I know that it takes about 0.6V-0.7V for a pn-junction diode to be on in forward biased conditions, but what about reversed-biased? I mean is it never called "on"? Here is the specific question that my general one stems from. A pn junction diode will be turned on when 1.5 V of an external voltage is applied to the n- side of the diode while the p-side is grounded – T or F ?
It depends on its history, and what you mean by 'on'.
Forward biasing a PN junction fills it with carriers.
When you apply a reverse current, the carriers get swept out. During that time, the diode is still conducting, and the voltage across the junction is low. Is it 'on' then?
This charge storage time limits the switching speed of junction diodes used as rectifiers.

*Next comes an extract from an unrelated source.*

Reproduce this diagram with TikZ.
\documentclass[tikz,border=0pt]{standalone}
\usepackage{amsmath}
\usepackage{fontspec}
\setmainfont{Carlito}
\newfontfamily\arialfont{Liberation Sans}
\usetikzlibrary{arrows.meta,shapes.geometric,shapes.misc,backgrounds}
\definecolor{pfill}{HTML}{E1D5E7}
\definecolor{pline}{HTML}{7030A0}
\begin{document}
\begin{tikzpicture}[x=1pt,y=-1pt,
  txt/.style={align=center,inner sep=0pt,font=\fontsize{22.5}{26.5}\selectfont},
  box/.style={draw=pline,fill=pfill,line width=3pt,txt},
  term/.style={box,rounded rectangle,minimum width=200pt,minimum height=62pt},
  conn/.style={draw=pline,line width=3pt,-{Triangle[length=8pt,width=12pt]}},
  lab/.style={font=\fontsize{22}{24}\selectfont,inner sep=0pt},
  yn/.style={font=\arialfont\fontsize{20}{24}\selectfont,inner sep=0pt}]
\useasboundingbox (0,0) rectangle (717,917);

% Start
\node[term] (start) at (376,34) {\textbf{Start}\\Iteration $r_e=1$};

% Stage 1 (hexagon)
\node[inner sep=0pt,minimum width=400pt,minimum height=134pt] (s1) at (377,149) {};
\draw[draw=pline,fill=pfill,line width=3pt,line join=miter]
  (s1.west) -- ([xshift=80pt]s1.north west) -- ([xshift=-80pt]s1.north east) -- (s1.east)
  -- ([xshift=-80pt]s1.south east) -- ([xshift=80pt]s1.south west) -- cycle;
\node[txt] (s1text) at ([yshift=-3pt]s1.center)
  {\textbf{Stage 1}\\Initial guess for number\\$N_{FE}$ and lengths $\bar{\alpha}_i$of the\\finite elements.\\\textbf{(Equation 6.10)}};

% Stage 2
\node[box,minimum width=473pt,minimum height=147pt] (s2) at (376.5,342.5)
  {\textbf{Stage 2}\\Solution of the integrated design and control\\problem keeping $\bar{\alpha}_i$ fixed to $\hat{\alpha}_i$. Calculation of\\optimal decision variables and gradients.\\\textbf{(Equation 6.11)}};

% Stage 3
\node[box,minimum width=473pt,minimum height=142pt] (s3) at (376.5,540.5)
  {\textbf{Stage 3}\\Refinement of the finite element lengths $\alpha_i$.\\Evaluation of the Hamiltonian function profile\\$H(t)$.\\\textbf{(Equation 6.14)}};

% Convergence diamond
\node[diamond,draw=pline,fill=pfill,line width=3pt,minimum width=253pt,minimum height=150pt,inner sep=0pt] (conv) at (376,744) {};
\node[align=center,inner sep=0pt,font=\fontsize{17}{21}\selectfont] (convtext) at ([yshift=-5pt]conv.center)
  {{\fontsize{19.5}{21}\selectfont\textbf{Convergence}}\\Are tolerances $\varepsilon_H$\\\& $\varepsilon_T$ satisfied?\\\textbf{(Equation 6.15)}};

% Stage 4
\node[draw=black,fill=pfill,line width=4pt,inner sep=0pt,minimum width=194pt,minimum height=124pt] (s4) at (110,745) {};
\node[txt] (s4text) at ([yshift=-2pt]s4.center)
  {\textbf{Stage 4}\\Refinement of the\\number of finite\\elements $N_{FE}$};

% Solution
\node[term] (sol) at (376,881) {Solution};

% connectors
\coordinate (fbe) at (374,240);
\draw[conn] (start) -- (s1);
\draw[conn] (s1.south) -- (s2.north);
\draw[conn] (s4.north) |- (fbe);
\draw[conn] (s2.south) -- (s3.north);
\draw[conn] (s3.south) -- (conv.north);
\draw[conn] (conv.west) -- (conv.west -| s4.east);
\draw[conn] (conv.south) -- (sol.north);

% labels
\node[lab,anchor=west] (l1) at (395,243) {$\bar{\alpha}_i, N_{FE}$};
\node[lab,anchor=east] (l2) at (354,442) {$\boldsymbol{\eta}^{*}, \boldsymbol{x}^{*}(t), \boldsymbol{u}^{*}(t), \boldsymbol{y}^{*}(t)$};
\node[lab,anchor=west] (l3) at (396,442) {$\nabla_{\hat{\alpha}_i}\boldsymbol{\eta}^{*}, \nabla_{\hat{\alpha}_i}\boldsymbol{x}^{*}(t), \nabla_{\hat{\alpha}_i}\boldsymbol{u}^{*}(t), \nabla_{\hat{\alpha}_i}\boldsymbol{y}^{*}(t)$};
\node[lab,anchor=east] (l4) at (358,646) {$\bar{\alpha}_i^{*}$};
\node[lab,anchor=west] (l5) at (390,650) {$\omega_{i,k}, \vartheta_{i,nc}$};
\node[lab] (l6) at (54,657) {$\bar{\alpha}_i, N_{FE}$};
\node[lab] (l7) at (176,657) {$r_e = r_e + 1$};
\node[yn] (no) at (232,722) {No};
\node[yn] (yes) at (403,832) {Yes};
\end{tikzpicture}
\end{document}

Eventually, the charge in the junction will be depleted, and the junction voltage will rise rapidly. This is certainly off.
The turning off process happens very rapidly, and this feature is used in so called 'step recovery diodes', usually to interrupt a current flowing in an inductor, to generate a very sharp voltage transient.

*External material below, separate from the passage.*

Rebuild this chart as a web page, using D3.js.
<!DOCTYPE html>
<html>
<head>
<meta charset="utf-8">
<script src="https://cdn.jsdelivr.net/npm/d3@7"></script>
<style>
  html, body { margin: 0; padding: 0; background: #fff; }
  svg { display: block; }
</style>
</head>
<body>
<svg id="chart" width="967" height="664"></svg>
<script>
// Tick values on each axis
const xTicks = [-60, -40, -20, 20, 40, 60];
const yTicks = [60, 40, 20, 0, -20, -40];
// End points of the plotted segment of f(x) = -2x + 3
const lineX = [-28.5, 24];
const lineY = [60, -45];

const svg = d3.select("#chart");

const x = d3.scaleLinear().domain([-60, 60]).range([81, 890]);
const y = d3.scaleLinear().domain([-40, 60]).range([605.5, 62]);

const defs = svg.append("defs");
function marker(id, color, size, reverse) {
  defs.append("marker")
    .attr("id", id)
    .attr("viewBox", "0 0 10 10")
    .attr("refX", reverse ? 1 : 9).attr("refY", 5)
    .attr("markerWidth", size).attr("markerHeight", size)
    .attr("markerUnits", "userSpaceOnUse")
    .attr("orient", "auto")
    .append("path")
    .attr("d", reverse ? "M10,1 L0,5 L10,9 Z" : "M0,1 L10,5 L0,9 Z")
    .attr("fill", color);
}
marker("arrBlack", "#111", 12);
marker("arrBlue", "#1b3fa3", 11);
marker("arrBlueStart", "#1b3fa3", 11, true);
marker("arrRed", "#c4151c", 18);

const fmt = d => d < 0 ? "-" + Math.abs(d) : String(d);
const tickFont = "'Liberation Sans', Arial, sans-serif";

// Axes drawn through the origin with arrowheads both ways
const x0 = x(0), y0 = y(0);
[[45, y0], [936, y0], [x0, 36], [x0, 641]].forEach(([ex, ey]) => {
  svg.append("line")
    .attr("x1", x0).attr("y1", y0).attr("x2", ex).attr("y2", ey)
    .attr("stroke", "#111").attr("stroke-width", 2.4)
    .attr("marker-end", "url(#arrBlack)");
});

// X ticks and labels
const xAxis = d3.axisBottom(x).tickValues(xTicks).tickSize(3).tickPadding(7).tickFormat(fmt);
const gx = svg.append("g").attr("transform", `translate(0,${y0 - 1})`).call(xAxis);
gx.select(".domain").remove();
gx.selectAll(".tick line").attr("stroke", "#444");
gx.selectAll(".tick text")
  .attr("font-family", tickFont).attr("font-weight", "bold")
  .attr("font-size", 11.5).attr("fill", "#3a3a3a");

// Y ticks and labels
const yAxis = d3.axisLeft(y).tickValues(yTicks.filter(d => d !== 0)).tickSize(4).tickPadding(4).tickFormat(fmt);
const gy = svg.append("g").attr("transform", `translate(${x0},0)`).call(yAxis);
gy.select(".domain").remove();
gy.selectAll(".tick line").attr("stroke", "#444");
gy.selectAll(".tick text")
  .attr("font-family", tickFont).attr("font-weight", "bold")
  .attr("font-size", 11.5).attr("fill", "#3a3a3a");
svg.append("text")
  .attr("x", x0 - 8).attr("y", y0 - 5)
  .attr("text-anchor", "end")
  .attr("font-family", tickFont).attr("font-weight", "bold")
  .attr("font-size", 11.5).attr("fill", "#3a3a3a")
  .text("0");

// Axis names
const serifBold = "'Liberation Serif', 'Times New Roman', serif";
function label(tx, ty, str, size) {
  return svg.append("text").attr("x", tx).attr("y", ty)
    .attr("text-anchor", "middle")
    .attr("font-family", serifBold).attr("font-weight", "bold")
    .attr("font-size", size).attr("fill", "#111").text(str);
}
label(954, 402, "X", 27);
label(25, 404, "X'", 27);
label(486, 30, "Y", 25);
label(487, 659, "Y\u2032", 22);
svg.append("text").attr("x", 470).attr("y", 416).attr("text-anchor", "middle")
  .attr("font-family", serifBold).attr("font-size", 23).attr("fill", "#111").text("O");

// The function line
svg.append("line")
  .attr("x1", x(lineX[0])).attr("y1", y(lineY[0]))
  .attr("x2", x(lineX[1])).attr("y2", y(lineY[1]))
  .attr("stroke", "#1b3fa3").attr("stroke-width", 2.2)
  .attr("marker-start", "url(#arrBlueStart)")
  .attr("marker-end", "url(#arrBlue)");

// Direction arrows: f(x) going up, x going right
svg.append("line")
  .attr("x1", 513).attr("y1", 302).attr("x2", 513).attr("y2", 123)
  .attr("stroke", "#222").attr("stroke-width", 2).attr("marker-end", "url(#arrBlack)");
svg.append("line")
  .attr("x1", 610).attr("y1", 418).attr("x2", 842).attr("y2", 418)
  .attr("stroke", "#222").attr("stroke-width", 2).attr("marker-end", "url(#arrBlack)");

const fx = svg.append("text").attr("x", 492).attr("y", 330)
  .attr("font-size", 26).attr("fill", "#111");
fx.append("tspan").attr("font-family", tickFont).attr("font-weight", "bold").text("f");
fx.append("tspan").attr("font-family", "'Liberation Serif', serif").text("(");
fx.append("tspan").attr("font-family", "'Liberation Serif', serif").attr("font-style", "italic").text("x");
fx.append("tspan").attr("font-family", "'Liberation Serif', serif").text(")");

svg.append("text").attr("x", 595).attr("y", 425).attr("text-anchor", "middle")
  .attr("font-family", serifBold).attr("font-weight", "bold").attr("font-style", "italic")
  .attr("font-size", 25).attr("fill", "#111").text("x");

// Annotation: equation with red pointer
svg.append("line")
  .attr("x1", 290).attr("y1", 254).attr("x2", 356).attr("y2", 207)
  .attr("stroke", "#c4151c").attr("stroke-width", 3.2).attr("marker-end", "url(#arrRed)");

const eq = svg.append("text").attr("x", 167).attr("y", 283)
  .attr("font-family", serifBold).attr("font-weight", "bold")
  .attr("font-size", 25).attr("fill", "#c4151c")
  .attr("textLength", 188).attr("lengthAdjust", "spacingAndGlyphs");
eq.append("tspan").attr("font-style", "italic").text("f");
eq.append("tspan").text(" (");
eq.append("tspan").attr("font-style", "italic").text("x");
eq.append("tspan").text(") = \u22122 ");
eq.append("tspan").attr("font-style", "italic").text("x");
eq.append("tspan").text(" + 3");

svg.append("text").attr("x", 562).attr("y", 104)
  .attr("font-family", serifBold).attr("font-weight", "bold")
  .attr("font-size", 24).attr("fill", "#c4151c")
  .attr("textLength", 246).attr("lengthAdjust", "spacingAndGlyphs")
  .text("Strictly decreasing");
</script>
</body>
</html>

A diode can be in forward bias or reverse bias based on the polarity of the bias voltage applied. There is a definite forward voltage at which the diode starts to conduct significantly, known as the cut-in voltage. Which is usually 0.6-0.7V in case of Silicon diodes. This voltage changes as material changes.
Now if you are assuming cut-in voltage as the threshold for 'on' condition, then the diode will be 'on' if it is forward biased with voltage higher than the cut-in voltage.
Current can flow in reverse bias also. A small saturation current flows in reverse bias. If the reverse bias is high, break down can occur and large current can flow as in zener diode.
So if 'on' means presence of current flow, then diode can be 'on' in reverse bias also.